While most of the kit goes together as the instructions suggest, there are a few things worth mentioning. First was that I chose to “turn” the wheels on mine ever so slightly. The real ARK vehicles had eight-wheel steering, with the rear two wheel pairs mirroring the movement of the front two pairs. That way, it drove exactly the same in reverse as it did going forward. For example in a sharp left turn, the front pair of wheels turned all the way over to the left (as expected), and the second pair turned left roughly half the angle. The third pair would turn to the right to match the half-way angle of the second pair, while the fourth (rear-most) pair turned all the way to the right to match the front pair. Thus, the four wheels followed the edge of an imaginary circle, unlike so many post-war 8-wheelers where the two rear axles stay fixed “straight ahead”. To make this happen I used a chisel blade in my knife to gently separate the wishbones from the hub at the bearings (illustrated here on Italeri’s 234/1 kit in tan plastic), then I gently bent the prop shaft just behind the hub and re-cemented the parts to set the new angle. The steering linkages will also need to be bent slightly at the joints to match. Lay out all the parts first, as it gets very confusing and it’s easy to get it wrong! On the 234/1 I also added some brake lines from 0.020” Evergreen rod, but these aren’t very visible on the completed model so I left them off the Puma.
Up on the fenders I used a razor saw to gently cut a groove where the front and rear sections of fender met. Then I drilled holes to force in some 0.030” rod to form the bolt heads. (Hex rod would be better, but at this size the roundness doesn’t show.) Where the bumper brackets meet the fenders I drilled through and used more rod to replicate the bolt, doing so after the part was glued in place. I also added four bolts to the brackets moulded on the front where the bumper attaches. The other hull modification was a scratch-built mount for a “star” antenna on the left rear flank. (The antenna itself used a DML etched “umbrella” on a length of piano wire.)
The Italeri fuel cans are a problem. Since the photo I was modelling of “415” showed no cans at the front I was able to use the parts from the two cans that come as halves, bevelling their mating edges to get that characteristic jerry-can groove. The other four one-piece cans are junk. (On my 234/1 I replaced the lot with cans from the Italeri Jerry Cans set #402, and scratched up straps from strip plastic.)
For some reason Italeri has never managed to offer a good-looking German vehicle jack. This one is a bit crude, but for want of spares I tweaked the handle a little and used it.

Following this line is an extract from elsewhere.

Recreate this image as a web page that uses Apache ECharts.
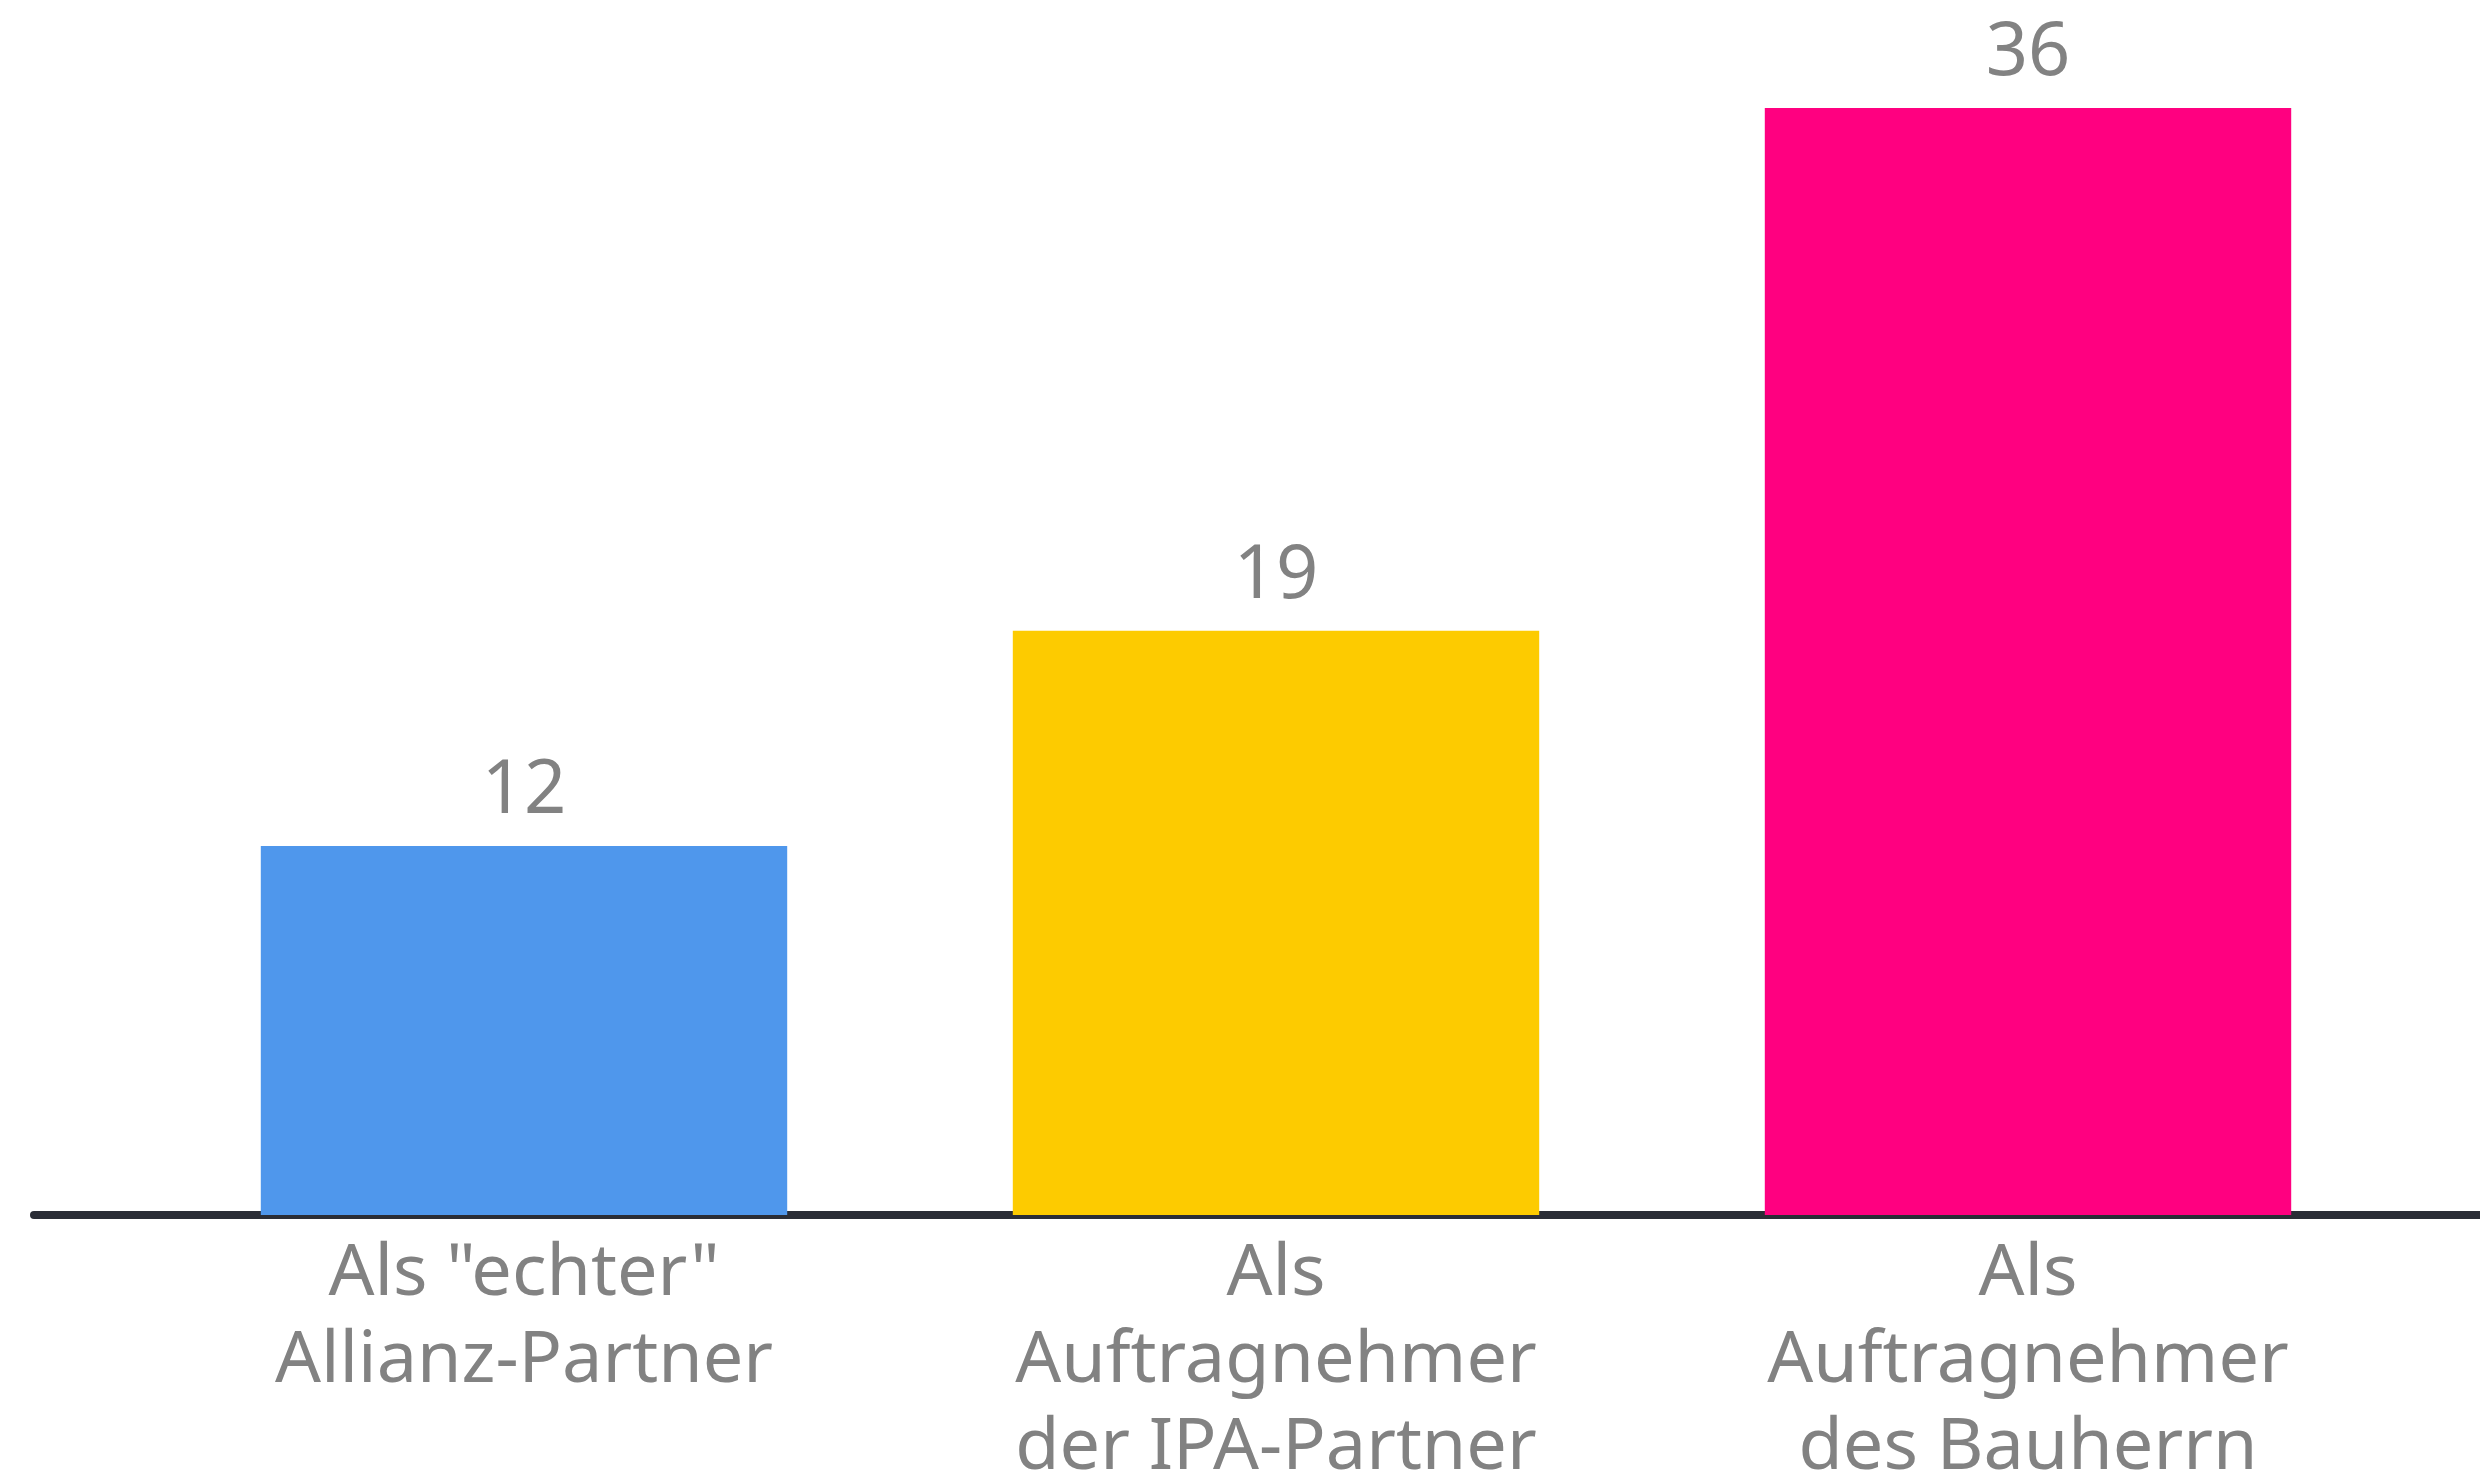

I’m not proud…
Up on the turret I drilled a small vertical slot for the gun sight next to the mantlet. I also added some “wires” to the smoke launchers from plastic rod, but in retrospect fine wire would have been better.
The wheels stayed off for painting, as did the antenna on the turret and the “star” antenna. When I came to add the decals I found they released a talcum-like whitish substance from the decal sheet, and this stuff was under the clear decals. I used a paintbrush to carefully rub it away in the water as best I could without losing the decals (those tyre-pressure markings are tiny!), but it still made getting a good set rather difficult – I used multiple coats of Micro-sol and attacked them with a stiff stippling brush repeatedly over the course of a week to get rid of any silvering. (I find this is a common fault with Italeri decals…)
The obvious comparison is to the Dragon model, which is a generation newer, far more accurate, much better detailed, and more complete than the Italeri kit, but also at least twice the cost. With moderate kit-bashing skill and a few jerry-cans the Italeri model can still turn out nice, but be prepared for a little extra work to get a decent result.